Magit itself was easy to keep. The annoying part was how it behaved when opened from an empty *scratch* buffer.

An early cleanup attempt killed *scratch* when launching Magit. That looked nice on the way in, but it broke the way Magit returned on quit. Leaving Magit could drop me into *Messages*, which was not what I wanted.

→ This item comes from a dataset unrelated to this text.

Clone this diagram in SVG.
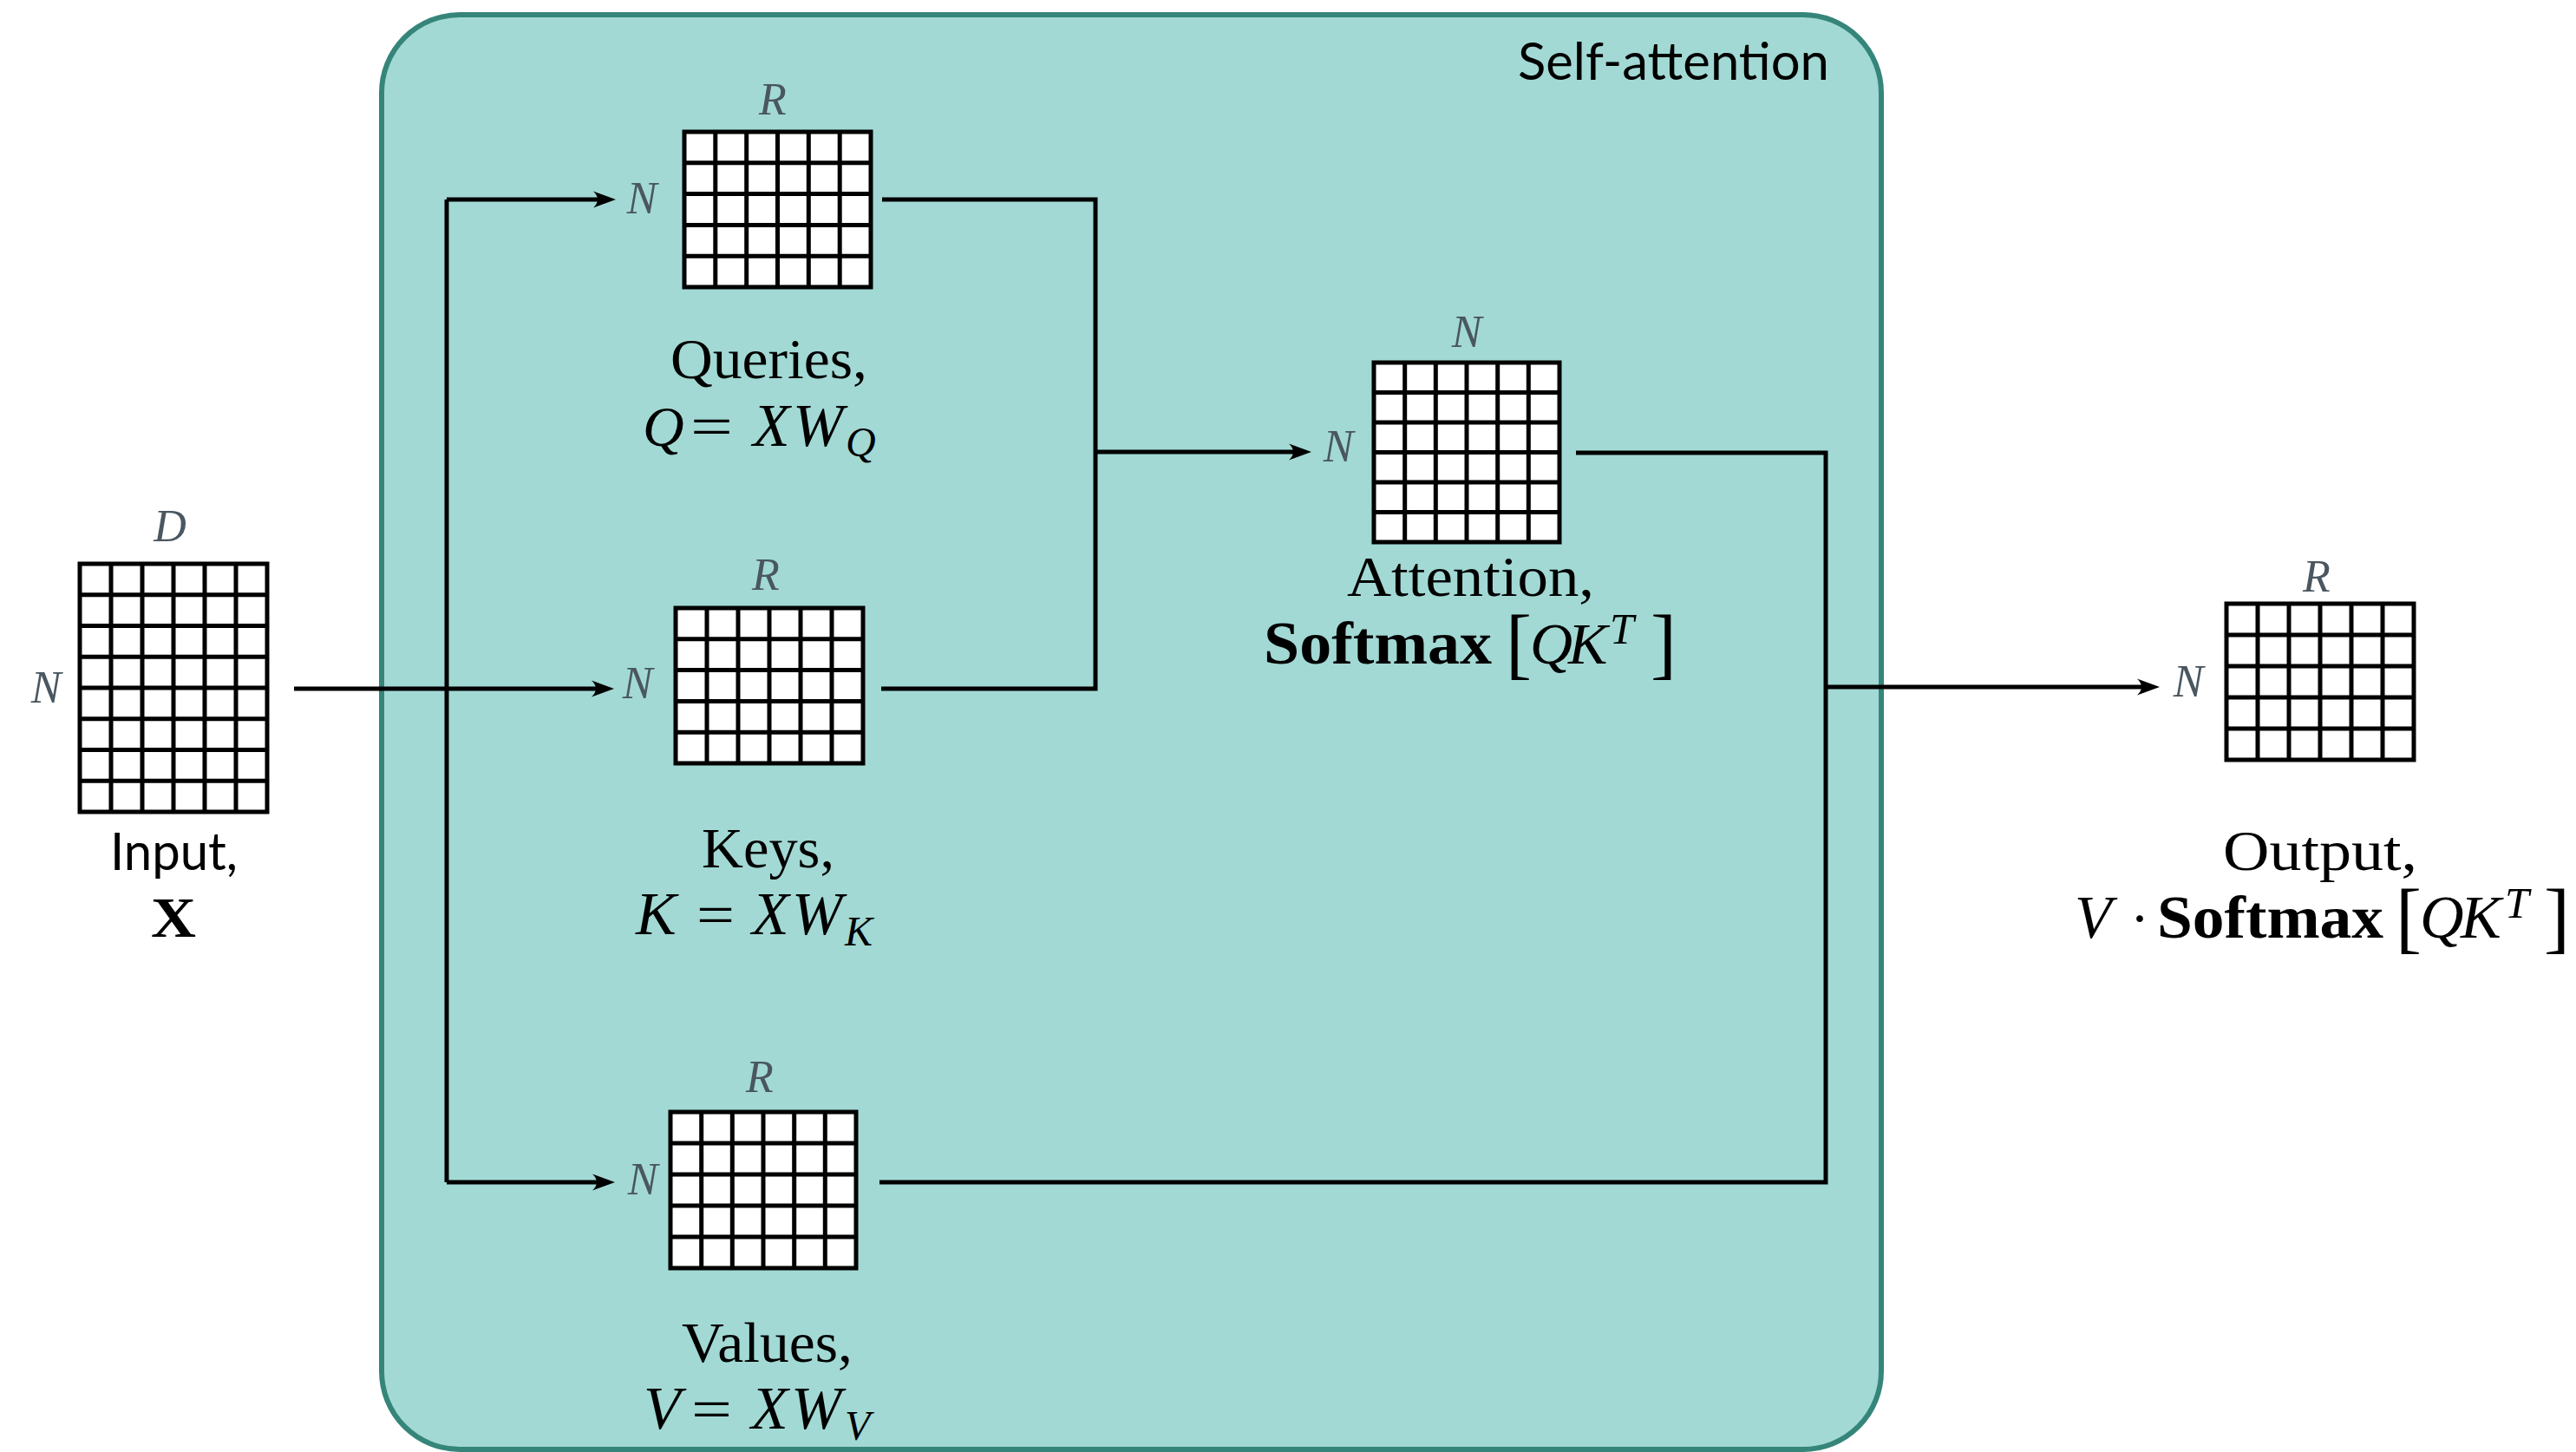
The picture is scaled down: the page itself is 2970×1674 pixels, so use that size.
<svg xmlns="http://www.w3.org/2000/svg" width="2970" height="1674" viewBox="0 0 2970 1674">
<style>
.grid rect{fill:#ffffff;stroke:#000;stroke-width:5}
.grid path{fill:none;stroke:#000;stroke-width:5}
.conn{fill:none;stroke:#000;stroke-width:5}
.dim{font-family:"Liberation Serif",serif;font-style:italic;font-size:52px;fill:#4a5760;text-anchor:middle}
.lbl{font-family:"Liberation Serif",serif;font-size:66px;fill:#000}
.it{font-style:italic}
.bf{font-weight:bold}
.sans{font-family:Lato,"Open Sans",sans-serif;font-size:60px;fill:#000}
</style>
<defs>
<marker id="ah" markerUnits="userSpaceOnUse" markerWidth="40" markerHeight="30" viewBox="-30 -15 40 30" refX="-8" refY="0" orient="auto">
<path d="M0,0 L-26,-9.5 Q-16,0 -26,9.5 Z" fill="#000"/>
</marker>
</defs>
<rect width="2970" height="1674" fill="#ffffff"/>
<g id="self-attention-box">
<rect x="440" y="17" width="1729" height="1654" rx="90" ry="90" fill="#a2d9d4" stroke="#35857a" stroke-width="6"/>
<text class="sans" x="2109" y="92" text-anchor="end" textLength="359" lengthAdjust="spacingAndGlyphs" font-size="62">Self-attention</text>
</g>
<g id="connectors">
<path class="conn" d="M515,230 V1363"/>
<path class="conn" d="M515,230 H702" marker-end="url(#ah)"/>
<path class="conn" d="M339,794 H700" marker-end="url(#ah)"/>
<path class="conn" d="M515,1363 H701" marker-end="url(#ah)"/>
<path class="conn" d="M1017,230 H1263 V794 H1016"/>
<path class="conn" d="M1263,521 H1504" marker-end="url(#ah)"/>
<path class="conn" d="M1817,522 H2105 V1363 H1014"/>
<path class="conn" d="M2105,792 H2482" marker-end="url(#ah)"/>
</g>
<g id="input">
<g class="grid">
<rect x="92" y="650" width="216" height="286"/>
<path d="M128,650V936M164,650V936M200,650V936M236,650V936M272,650V936M92,685.75H308M92,721.5H308M92,757.25H308M92,793H308M92,828.75H308M92,864.5H308M92,900.25H308"/>
</g>
<text class="dim" x="196" y="624">D</text>
<text class="dim" x="53" y="810">N</text>
<text class="sans" x="127" y="1003" textLength="147" lengthAdjust="spacingAndGlyphs">Input,</text>
<text class="lbl bf" x="200" y="1080" text-anchor="middle" textLength="52" lengthAdjust="spacingAndGlyphs">X</text>
</g>
<g id="queries">
<g class="grid">
<rect x="789" y="152" width="215" height="179"/>
<path d="M824.8,152V331M860.7,152V331M896.5,152V331M932.3,152V331M968.2,152V331M789,187.8H1004M789,223.6H1004M789,259.4H1004M789,295.2H1004"/>
</g>
<text class="dim" x="891" y="132">R</text>
<text class="dim" x="740" y="246">N</text>
<text class="lbl" x="773" y="436" textLength="227" lengthAdjust="spacingAndGlyphs">Queries,</text>
<text class="lbl"><tspan class="it" x="741" y="514">Q</tspan><tspan x="796" y="514" textLength="49" lengthAdjust="spacingAndGlyphs">=</tspan><tspan class="it" x="868" y="514" font-size="70">X</tspan><tspan class="it" x="914" y="514" font-size="70">W</tspan><tspan class="it" x="975" y="526" font-size="48">Q</tspan></text>
</g>
<g id="keys">
<g class="grid">
<rect x="779" y="701" width="216" height="179"/>
<path d="M815,701V880M851,701V880M887,701V880M923,701V880M959,701V880M779,736.8H995M779,772.6H995M779,808.4H995M779,844.2H995"/>
</g>
<text class="dim" x="883" y="680">R</text>
<text class="dim" x="735" y="805">N</text>
<text class="lbl" x="809" y="1000" textLength="153" lengthAdjust="spacingAndGlyphs">Keys,</text>
<text class="lbl"><tspan class="it" x="733" y="1077" font-size="70">K</tspan><tspan x="803" y="1077" textLength="44" lengthAdjust="spacingAndGlyphs">=</tspan><tspan class="it" x="867" y="1077" font-size="70">X</tspan><tspan class="it" x="913" y="1077" font-size="70">W</tspan><tspan class="it" x="974" y="1090" font-size="48">K</tspan></text>
</g>
<g id="values">
<g class="grid">
<rect x="773" y="1282" width="214" height="180"/>
<path d="M808.7,1282V1462M844.3,1282V1462M880,1282V1462M915.7,1282V1462M951.3,1282V1462M773,1318H987M773,1354H987M773,1390H987M773,1426H987"/>
</g>
<text class="dim" x="876" y="1259">R</text>
<text class="dim" x="741" y="1377">N</text>
<text class="lbl" x="786" y="1570" textLength="197" lengthAdjust="spacingAndGlyphs">Values,</text>
<text class="lbl"><tspan class="it" x="742" y="1647" font-size="70">V</tspan><tspan x="797" y="1647" textLength="47" lengthAdjust="spacingAndGlyphs">=</tspan><tspan class="it" x="866" y="1647" font-size="70">X</tspan><tspan class="it" x="912" y="1647" font-size="70">W</tspan><tspan class="it" x="974" y="1660" font-size="48">V</tspan></text>
</g>
<g id="attention">
<g class="grid">
<rect x="1584" y="418" width="214" height="207"/>
<path d="M1619.7,418V625M1655.3,418V625M1691,418V625M1726.7,418V625M1762.3,418V625M1584,452.5H1798M1584,487H1798M1584,521.5H1798M1584,556H1798M1584,590.5H1798"/>
</g>
<text class="dim" x="1691" y="400">N</text>
<text class="dim" x="1543" y="532">N</text>
<text class="lbl" x="1553" y="687" textLength="285" lengthAdjust="spacingAndGlyphs">Attention,</text>
<text class="lbl"><tspan class="bf" x="1457" y="765" font-size="70" textLength="263" lengthAdjust="spacingAndGlyphs">Softmax</tspan><tspan x="1736" y="772" font-size="90">[</tspan><tspan class="it" x="1764" y="765" font-size="68">Q</tspan><tspan class="it" x="1808" y="765" font-size="68">K</tspan><tspan class="it" x="1856" y="742" font-size="50">T</tspan><tspan x="1903" y="772" font-size="90">]</tspan></text>
</g>
<g id="output">
<g class="grid">
<rect x="2567" y="696" width="216" height="180"/>
<path d="M2603,696V876M2639,696V876M2675,696V876M2711,696V876M2747,696V876M2567,732H2783M2567,768H2783M2567,804H2783M2567,840H2783"/>
</g>
<text class="dim" x="2671" y="682">R</text>
<text class="dim" x="2523" y="803">N</text>
<text class="lbl" x="2563" y="1003" textLength="224" lengthAdjust="spacingAndGlyphs">Output,</text>
<text class="lbl"><tspan class="it" x="2392" y="1081" font-size="70">V</tspan><tspan x="2456" y="1081">·</tspan><tspan class="bf" x="2487" y="1081" font-size="70" textLength="261" lengthAdjust="spacingAndGlyphs">Softmax</tspan><tspan x="2762" y="1088" font-size="90">[</tspan><tspan class="it" x="2790" y="1081" font-size="70">Q</tspan><tspan class="it" x="2837" y="1081" font-size="70">K</tspan><tspan class="it" x="2888" y="1058" font-size="50">T</tspan><tspan x="2933" y="1088" font-size="90">]</tspan></text>
</g>
</svg>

The fix was simple once the behavior was understood:

  • open Magit in a same-window style
  • if launched from an empty *scratch*, bury that buffer instead of killing it

That keeps the screen clean while still giving Magit a sane previous buffer to return to.

Modeline and UI

The stock Emacs modeline was too noisy. The full Spacemacs modeline stack was too heavy.

So the middle path was:

  • build a custom lightweight modeline
  • put it in its own module
  • style it so it feels closer to the Spacemacs visual language

That modeline focuses on the useful information:

  • Evil state
  • buffer name
  • modified state
  • position
  • major mode
  • Git branch

The result is much more intentional without reintroducing a large dependency stack.

Docs and language support

After the core editor experience was stable, a thin content layer was added.

Documentation support:

  • markdown-mode
  • gfm-mode for README.md
  • visual-line-mode for prose

Review helpers:

  • diff-hl
  • hl-todo
  • rainbow-delimiters

Language/file-type support:

  • Swift
  • HTML
  • JavaScript
  • Nunjucks
  • JSON

This is intentionally not a full IDE stack. It is just enough to review, navigate, and edit comfortably without turning the config into another distro.

What this project actually achieved

The most useful outcome is not “a custom Emacs config.” The useful outcome is a config with a clear philosophy:

  • small enough to understand
  • strong enough to feel polished
  • familiar enough to preserve old habits
  • flexible enough to evolve without framework drag

Spacemacs was valuable as a reference point. But the best parts turned out to be portable:

  • leader-driven UX
  • Evil
  • Magit
  • strong startup experience
  • deliberate theme/modeline choices

Everything else was negotiable.

Final thought

This migration worked because the goal was never purity.

The goal was not “vanilla Emacs.” The goal was not “minimalism at all costs.” The goal was to keep the good ergonomics and remove unnecessary machinery.

That is a much more practical way to build editor tooling: preserve the parts that earn their cost, and rebuild the rest in a form you can actually own.